In a move to temper tanking, the NBA leveled out the odds so that the Association’s three worst teams each have a 14-percent probability of snagging the first choice. Under previous rules, the worst team had a one-in-four chance of receiving pick No. 1.
Those odds paid off in each of the last four years, but the New York Knicks are now more likely to pick No. 5 than they are to resuscitate their franchise with Duke standout Zion Williamson or Murray State guard Ja Morant.
Let’s examine this new layout, courtesy of NBA.com, before looking at the teams with the best (but dwindled) chance of leaving Tuesday the most satisfied.

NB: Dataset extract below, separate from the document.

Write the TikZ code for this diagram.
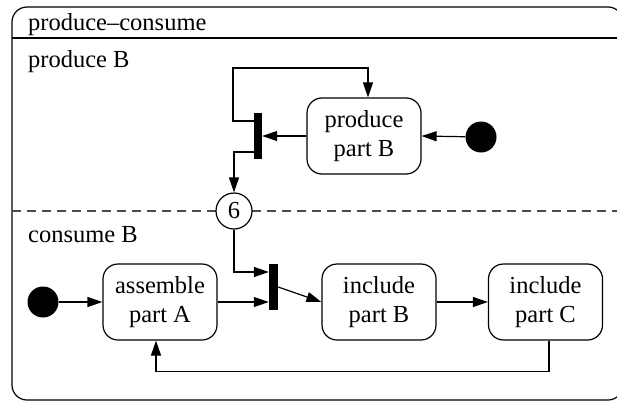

When: Tuesday, May 14 at 8:30 p.m. ET
Odds to Win 2019 NBA Draft Lottery
New York Knicks: 14.0%
Cleveland Cavaliers 14.0%
Phoenix Suns: 14.0%
Chicago Bulls: 12.5%
Atlanta Hawks: 10.5%
Washington Wizards: 9.0%
New Orleans Pelicans: 6.0%
Memphis Grizzlies*: 6.0%
Dallas Mavericks**: 6.0%
Minnesota Timberwolves: 3.0%
Los Angeles Lakers: 2.0%
Charlotte Hornets: 1.0%
Miami Heat: 1.0%
Sacramento Kings***: 1.0%
* Pick goes to Boston Celtics if outside top eight
** Pick goes to Atlanta Hawks if outside top five
*** Pick transfers from Philadelphia to Boston unless No. 1 overall, in which case it goes to 76ers
Teams To Watch
Jesse D. Garrabrant/Getty Images
The Cleveland Cavaliers owe everything to the lottery.
They won the ultimate jackpot in 2003 when securing the rights to draft Ohio’s own LeBron James. Without the greatest player of this generation, they would have spent multiple more seasons hoping the ping pong balls landed their way.
Had they not received another top selection (Kyrie Irving) via the Los Angeles Clippers in 2011 and drew the first pick again in 2014, they wouldn’t have had the capital to bring back James and cement their only title in franchise history.
Sure, Anthony Bennett could go down as the worst No. 1 pick in NBA history, but did anyone good really come out of the 2013 draft class?
Lady Luck could bail them out once more. Once James departed to the Los Angeles Lakers, Cleveland immediately capsized from four straight Finals appearances to a 19-63 finish. Having already traded a disgruntled Irving, the former Eastern Conference juggernaut is now left with just a 30-year-old Kevin Love and a few semi-interesting young players.
Given the new odds structure, the Cavaliers are more likely to pick fifth or sixth than first. De’Andre Hunter or Cam Reddish isn’t going to drag this depleted organization out of the gutter, so they need to hit the jackpot one more time.
New York Knicks
Sarah Stier/Getty Images
The Knicks, on the other hand, haven’t picked first since landing Patrick Ewing in 1985. In typical Knicks fashion, they waited until the lottery odds disincentivized a last-place finish before bottoming out completely.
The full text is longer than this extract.